New School dorm: Speaking of dorms, The New School is planning to lease one that is being developed for it on E. 15th St. between First and Second Aves. in an existing building being reconditioned by developer Arun Bahtia. As a result, The New School has found itself in the crossfire of a labor battle over Bahtia’s use of a nonunion asbestos removal company. Union organizers recently plopped two of their giant rubber rats down in front of New School buildings on Fifth Ave. and 14th St. and 11th St. and Sixth Ave. The literature the union has been handing out has been harsh; one flier shows a college woman who allegedly died from asbestos exposure in Texas — obviously an effort to stoke fears that the asbestos removal isn’t being done safely. Another flier shows a photo of New School President Bob Kerrey and includes complaints about the workers. The rubber rats left last Wednesday, not because the dispute is over, though. Apparently, the rats are rotated because there aren’t enough of them to cover all the union’s protest sites around the city. Jane Crotty, a New School spokesperson, stressed that the dispute wasn’t about job safety but over three workers’ pay three years ago. Ilyse Fink, a spokesperson for Bahtia, said the subcontractor in question, New York Insulation, Inc., has an excellent track record. “New York Insulation, Inc., is an asbestos remediation contractor certified by the New York City Department of Environmental Protection,” Fink said. “D.E.P. has even used this company for a project of its own.” As for the school’s need for the new dorm, Crotty said, “Our population is just exploding.”

Material (Girl) evidence: Since Scoopy has put as much effort as anyone into trying to divine the owners in Julian Schnabel’s Palazzo Chupi on W. 11th St., we figured we’d report that last week New York magazine’s Daily Intel quoted Madonna explaining why she decided not to buy there. “I love the house,” she told New York. “But it’s not child-friendly, which is why I didn’t end up moving there.” On Jan. 30, Scoopy reported that Madonna had looked at the building and was probably consulting Kaballah on whether to buy or not. P.S., Toni Dalton’s photo of the towering pink palazzo that ran in The Villager recently also ran in the Italian magazine Panorama in a profile on Schnabel.

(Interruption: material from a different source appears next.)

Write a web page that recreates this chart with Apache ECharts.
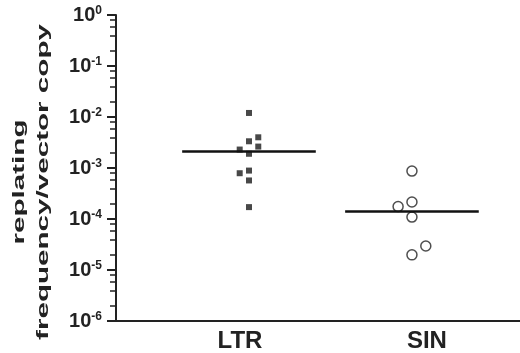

Les olives! Le Times! Vive La Fieldsteel! Another Villager contributor has gotten notice in Europe, though it probably didn’t hurt that she lives there. Patricia Fieldsteel was recently written up in La Tribune, which she informs us is the Nyons, France, equivalent of The Villager. La Tribune is apparently a big fan of The New York Times: The headline on the article is “Une New-Yorkaise en Nyons — Les Olives dans Le Times!” As she has for The Villager, Fieldsteel wrote about Nyons’s olive harvest for the Times. La Tribune’s article notes Fieldsteel also writes about “la vie quotidienne dans un journal de Manhattan” — i.e, she writes about daily life in a Manhattan newspaper, The Villager.

What a bag: A Japanese TV station called us the other day asking if we had a photo of one of the bags the Police Department uses in its controversial Operation Lucky Bag. Daisuke Ogino, a researcher for the station, said he’d found our articles on the subject online. We told him that unfortunately we don’t have a photo. The tactic involves leaving a bag with valuables on a subway platform and then arresting anyone who takes it, regardless of whether they might have been trying to return it to the owner or not. Asked if they have any equivalent of Lucky Bag in Japan, Ogino said no. Asked his thoughts about it, he said, “Strange — they try to catch innocent.”